She was the primary designer but Fred was also creative and had input especially in the ornaments.  He was good at figuring out how to make things, first by hand and later when he built the factory he invented various jigs to make production easier.  His father’s father was in the carriage building business in Michigan and his father invented things used in the early auto industry.

* My favorites are the box bags.  Did Collins of Texas make the wooden boxes used as the handbag base?

At first they had someone make the boxes.  When suddenly that source dried up Fred quickly acquired a large tent, until he could build a workshop, bought  woodworking equipment and began producing them himself.  The stock number prefix for the box bags was HH which stood for “high hopes.”  The success of the box bags was a major step in the growth of the company.

* I know Collins was a family business.  How were the Collins children involved in it?
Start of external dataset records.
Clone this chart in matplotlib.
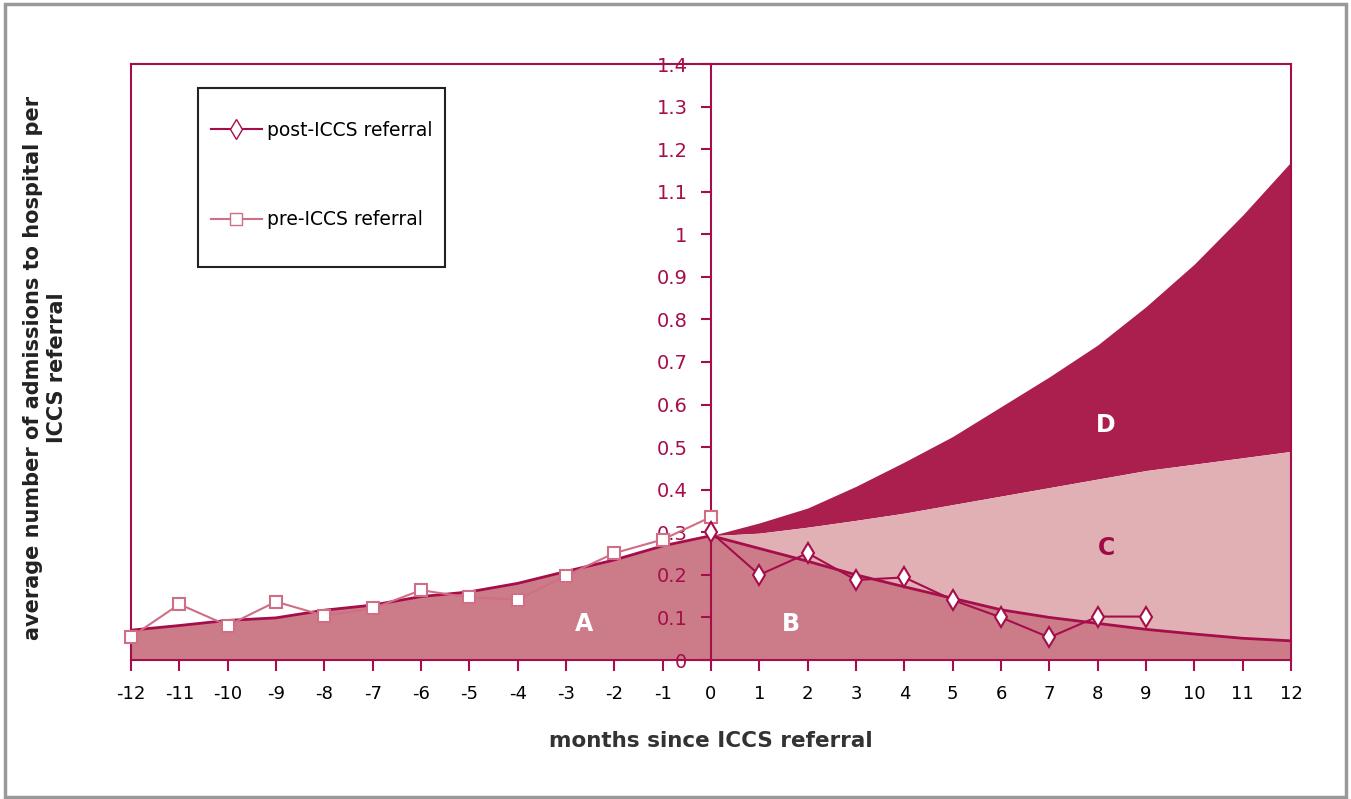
import matplotlib
matplotlib.use("Agg")
import matplotlib.pyplot as plt
from matplotlib.lines import Line2D
from matplotlib.patches import Rectangle

# months since referral
pre_months = [-12, -11, -10, -9, -8, -7, -6, -5, -4, -3, -2, -1, 0]
post_months = [0, 1, 2, 3, 4, 5, 6, 7, 8, 9, 10, 11, 12]

# observed averages
pre_obs = [0.054, 0.131, 0.081, 0.137, 0.104, 0.121, 0.164, 0.147, 0.142, 0.198, 0.251, 0.283, 0.336]
post_obs_months = [0, 1, 2, 3, 4, 5, 6, 7, 8, 9]
post_obs = [0.30, 0.200, 0.251, 0.188, 0.194, 0.141, 0.100, 0.053, 0.102, 0.102]

# fitted curves (area boundaries)
fit_a = [0.070, 0.081, 0.093, 0.099, 0.117, 0.129, 0.149, 0.160, 0.180, 0.208, 0.235, 0.268, 0.292]
fit_b = [0.292, 0.262, 0.232, 0.200, 0.172, 0.145, 0.118, 0.100, 0.086, 0.072, 0.061, 0.051, 0.045]
fit_c = [0.292, 0.298, 0.312, 0.328, 0.345, 0.365, 0.385, 0.405, 0.425, 0.445, 0.460, 0.475, 0.490]
fit_d = [0.292, 0.322, 0.357, 0.408, 0.465, 0.525, 0.595, 0.665, 0.740, 0.830, 0.930, 1.045, 1.170]

y_ticks = [0, 0.1, 0.2, 0.3, 0.4, 0.5, 0.6, 0.7, 0.8, 0.9, 1, 1.1, 1.2, 1.3, 1.4]
y_tick_labels = ["0", "0.1", "0.2", "0.3", "0.4", "0.5", "0.6", "0.7", "0.8", "0.9",
                 "1", "1.1", "1.2", "1.3", "1.4"]

CRIMSON = "#a50d4b"
DARK = "#ab1f4f"
LIGHT = "#e0b0b5"
MID = "#cc7c89"
PRE_LINE = "#cf6e84"

fig = plt.figure(figsize=(13.51, 7.99), dpi=100)
ax = fig.add_axes([131 / 1351, 1 - 660 / 799, 1160 / 1351, 596 / 799])

# areas
ax.fill_between(post_months, fit_c, fit_d, color=DARK, lw=0)
ax.fill_between(post_months, fit_b, fit_c, color=LIGHT, lw=0)
ax.fill_between(post_months, 0, fit_b, color=MID, lw=0)
ax.fill_between(pre_months, 0, fit_a, color=MID, lw=0)
ax.plot(pre_months, fit_a, color=CRIMSON, lw=2)
ax.plot(post_months, fit_b, color=CRIMSON, lw=2)

# observed series
ax.plot(pre_months, pre_obs, color=PRE_LINE, lw=1.5, marker="s", ms=8,
        mfc="white", mec=PRE_LINE, mew=1.5, clip_on=False, zorder=5)
ax.plot(post_obs_months, post_obs, color=CRIMSON, lw=1.5, marker="d", ms=10,
        mfc="white", mec=CRIMSON, mew=1.5, clip_on=False, zorder=6)

ax.set_xlim(-12, 12)
ax.set_ylim(0, 1.4)

for s in ["top", "right", "bottom"]:
    ax.spines[s].set_color(CRIMSON)
    ax.spines[s].set_linewidth(1.5)
ax.spines["left"].set_position(("data", 0))
ax.spines["left"].set_color(CRIMSON)
ax.spines["left"].set_linewidth(1.5)
ax.axvline(-12, color=CRIMSON, lw=1.5, clip_on=False)

ax.set_xticks(pre_months[:-1] + post_months)
ax.set_xticklabels([str(m) for m in pre_months[:-1] + post_months])
ax.set_yticks(y_ticks)
ax.set_yticklabels(y_tick_labels)
ax.tick_params(axis="x", direction="out", length=8, width=1.5, color=CRIMSON,
               labelcolor="black", labelsize=13, pad=10)
ax.tick_params(axis="y", direction="out", length=7, width=1.5, color=CRIMSON,
               labelcolor=CRIMSON, labelsize=14, pad=10)

ax.set_xlabel("months since ICCS referral", fontsize=15.5, fontweight="bold",
              color="#333333", labelpad=20)
fig.text(45 / 1351, 1 - 368 / 799, "average number of admissions to hospital per\nICCS referral",
         rotation=90, ha="center", va="center", fontsize=15, fontweight="bold",
         color="#222222", linespacing=1.2)

# region letters
ax.text(-2.63, 0.085, "A", color="white", fontsize=17, fontweight="bold", ha="center", va="center")
ax.text(1.66, 0.085, "B", color="white", fontsize=17, fontweight="bold", ha="center", va="center")
ax.text(8.19, 0.264, "C", color="#9e0b44", fontsize=17, fontweight="bold", ha="center", va="center")
ax.text(8.17, 0.553, "D", color="white", fontsize=17, fontweight="bold", ha="center", va="center")

handles = [
    Line2D([], [], color=CRIMSON, lw=1.5, marker="d", ms=10, mfc="white", mec=CRIMSON),
    Line2D([], [], color=PRE_LINE, lw=1.5, marker="s", ms=8, mfc="white", mec=PRE_LINE),
]
leg = fig.legend(handles, ["post-ICCS referral", "pre-ICCS referral"],
                 loc="upper left", bbox_to_anchor=(211 / 1351, 1 - 121 / 799),
                 fontsize=13.5, frameon=False, labelspacing=3.75,
                 borderpad=0, handlelength=2.7, handletextpad=0.3, borderaxespad=0)

# legend box
fig.patches.append(Rectangle((198 / 1351, 1 - 267 / 799), 247 / 1351, 179 / 799,
                             transform=fig.transFigure, fill=False,
                             edgecolor="#222222", lw=1.5))

# outer frame
fig.patches.append(Rectangle((5 / 1351, 2 / 799), 1341 / 1351, 793 / 799,
                             transform=fig.transFigure, fill=False,
                             edgecolor="#999999", lw=2.5))

fig.savefig("out.png", dpi=100)
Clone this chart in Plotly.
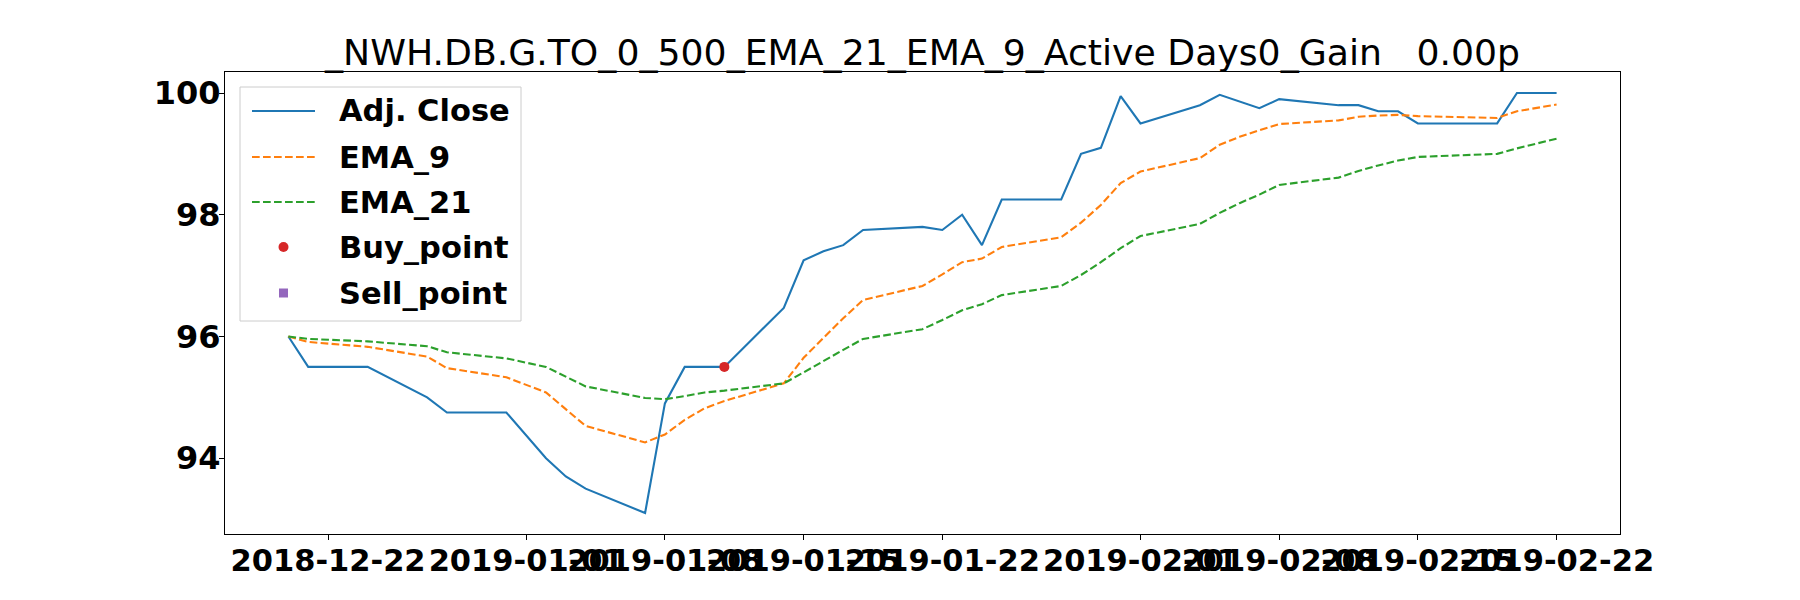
import plotly.graph_objects as go

# trading days shown on the chart
dates = [
    "2018-12-20", "2018-12-21", "2018-12-24", "2018-12-27", "2018-12-28", "2018-12-31",
    "2019-01-02", "2019-01-03", "2019-01-04", "2019-01-07", "2019-01-08", "2019-01-09",
    "2019-01-10", "2019-01-11", "2019-01-14", "2019-01-15", "2019-01-16", "2019-01-17",
    "2019-01-18", "2019-01-21", "2019-01-22", "2019-01-23", "2019-01-24", "2019-01-25",
    "2019-01-28", "2019-01-29", "2019-01-30", "2019-01-31", "2019-02-01", "2019-02-04",
    "2019-02-05", "2019-02-06", "2019-02-07", "2019-02-08", "2019-02-11", "2019-02-12",
    "2019-02-13", "2019-02-14", "2019-02-15", "2019-02-19", "2019-02-20", "2019-02-21",
    "2019-02-22",
]

adj_close = [
    96.0, 95.5, 95.5, 95.0, 94.75, 94.75,
    94.0, 93.7, 93.5, 93.1, 94.9, 95.5,
    95.5, 95.5, 96.47, 97.25, 97.4, 97.5,
    97.75, 97.8, 97.75, 98.0, 97.5, 98.25,
    98.25, 99.0, 99.1, 99.95, 99.5, 99.8,
    99.97, 99.86, 99.75, 99.9, 99.8, 99.8,
    99.7, 99.7, 99.5, 99.5, 100.0, 100.0,
    100.0,
]

ema_9 = [
    96.00, 95.91, 95.83, 95.67, 95.48, 95.33,
    95.08, 94.80, 94.53, 94.26, 94.39, 94.63,
    94.82, 94.94, 95.23, 95.65, 95.98, 96.30,
    96.60, 96.83, 97.02, 97.22, 97.28, 97.47,
    97.63, 97.87, 98.16, 98.52, 98.71, 98.93,
    99.15, 99.28, 99.39, 99.49, 99.55, 99.61,
    99.63, 99.64, 99.62, 99.59, 99.70, 99.75,
    99.81,
]

ema_21 = [
    96.00, 95.96, 95.92, 95.84, 95.74, 95.64,
    95.50, 95.34, 95.18, 94.99, 94.97, 95.02,
    95.08, 95.11, 95.23, 95.41, 95.60, 95.78,
    95.96, 96.12, 96.27, 96.43, 96.53, 96.68,
    96.83, 97.01, 97.22, 97.45, 97.65, 97.85,
    98.03, 98.19, 98.33, 98.49, 98.61, 98.72,
    98.81, 98.89, 98.95, 99.00, 99.09, 99.17,
    99.25,
]

buy_dates = ["2019-01-11"]
buy_prices = [95.5]
sell_dates = []
sell_prices = []

x_ticks = [
    "2018-12-22", "2019-01-01", "2019-01-08", "2019-01-15", "2019-01-22",
    "2019-02-01", "2019-02-08", "2019-02-15", "2019-02-22",
]
y_ticks = [94, 96, 98, 100]

legend_labels = ["Adj. Close", "EMA_9", "EMA_21", "Buy_point", "Sell_point"]

title = "_NWH.DB.G.TO_0_500_EMA_21_EMA_9_Active Days0_Gain\u00a0\u00a0\u00a00.00p"

BLUE, ORANGE, GREEN, RED, PURPLE = "#1f77b4", "#ff7f0e", "#2ca02c", "#d62728", "#9467bd"
DASH = "7.7px,3.3px"
FONT = "DejaVu Sans"

# the page body keeps its default 8px margin, so the figure is 16px smaller
OFF = 8
W, H = 1784, 584
L, R, T, B = 217, 172, 64, 58
PW, PH = W - L - R, H - T - B


def px(x):
    # page pixel -> paper x
    return (x - OFF - L) / PW


def py(y):
    # page pixel -> paper y
    return (H - B - (y - OFF)) / PH


fig = go.Figure()
fig.add_trace(go.Scatter(x=dates, y=adj_close, mode="lines", name="Adj. Close",
                         line=dict(color=BLUE, width=2.1), showlegend=False))
fig.add_trace(go.Scatter(x=dates, y=ema_9, mode="lines", name="EMA_9",
                         line=dict(color=ORANGE, width=2.1, dash=DASH), showlegend=False))
fig.add_trace(go.Scatter(x=dates, y=ema_21, mode="lines", name="EMA_21",
                         line=dict(color=GREEN, width=2.1, dash=DASH), showlegend=False))
fig.add_trace(go.Scatter(x=buy_dates, y=buy_prices, mode="markers", name="Buy_point",
                         marker=dict(color=RED, size=10, symbol="circle"), showlegend=False))
fig.add_trace(go.Scatter(x=sell_dates, y=sell_prices, mode="markers", name="Sell_point",
                         marker=dict(color=PURPLE, size=10, symbol="square"), showlegend=False))

# hand-made legend, matplotlib style
shapes = [dict(type="rect", xref="paper", yref="paper",
               x0=px(240), x1=px(521), y0=py(321), y1=py(87),
               fillcolor="rgba(255,255,255,0.8)", line=dict(color="#cccccc", width=1))]
annotations = []
row_y = [111, 157, 202, 247, 293]
hx0, hx1 = 252, 315
hxc = (hx0 + hx1) / 2
styles = [(BLUE, "solid"), (ORANGE, DASH), (GREEN, DASH)]
for i, (col, dash) in enumerate(styles):
    shapes.append(dict(type="line", xref="paper", yref="paper",
                       x0=px(hx0), x1=px(hx1), y0=py(row_y[i]), y1=py(row_y[i]),
                       line=dict(color=col, width=2.1, dash=dash)))
shapes.append(dict(type="circle", xref="paper", yref="paper", fillcolor=RED,
                   line=dict(width=0), x0=px(hxc - 5), x1=px(hxc + 5),
                   y0=py(row_y[3] + 5), y1=py(row_y[3] - 5)))
shapes.append(dict(type="rect", xref="paper", yref="paper", fillcolor=PURPLE,
                   line=dict(width=0), x0=px(hxc - 4.5), x1=px(hxc + 4.5),
                   y0=py(row_y[4] + 4.5), y1=py(row_y[4] - 4.5)))
for label, yy in zip(legend_labels, row_y):
    annotations.append(dict(text=label, xref="paper", yref="paper", x=px(337), y=py(yy),
                            xanchor="left", yanchor="middle", showarrow=False,
                            font=dict(family=FONT, size=30.5, color="black", weight="bold")))

axis_common = dict(showline=True, mirror=True, linecolor="black", linewidth=1.1,
                   ticks="outside", ticklen=5, tickwidth=1.1, tickcolor="black",
                   showgrid=False, zeroline=False)

fig.update_layout(
    width=W, height=H, autosize=False,
    margin=dict(l=L, r=R, t=T, b=B),
    paper_bgcolor="white", plot_bgcolor="white",
    title=dict(text=title, x=0.5, xref="paper", xanchor="center",
               y=1 - (65 - OFF) / H, yref="container", yanchor="bottom", pad=dict(b=0),
               font=dict(family=FONT, size=36.2, color="black")),
    xaxis=dict(type="date", range=["2018-12-16 19:12", "2019-02-25 04:48"],
               tickvals=x_ticks, ticktext=x_ticks, tickangle=0, ticklabelstandoff=-6,
               tickfont=dict(family=FONT, size=30.5, color="black", weight="bold"),
               **axis_common),
    yaxis=dict(range=[92.755, 100.345], tickvals=y_ticks,
               ticktext=[str(v) for v in y_ticks], ticklabelstandoff=-8,
               tickfont=dict(family=FONT, size=32, color="black", weight="bold"),
               **axis_common),
    shapes=shapes, annotations=annotations,
    showlegend=False,
)

fig.write_html("out.html")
Cynthia and I both worked summers in production.  Later Cynthia modeled for a series of ads run in The New Yorker.  She later went to Puerto Rico to train workers there in the factory.

*  What were some of the most unusual bags produced?

The early leather ones were very unusual.

* What were some of the most popular designs?

“Money Tree” comes to mind.  Enid did so many designs.  Every season she would have new ones ready to come out.

*  Over the years I’ve found some unusual Collins of Texas items.  What are some of the things, other than handbags, that the company produced?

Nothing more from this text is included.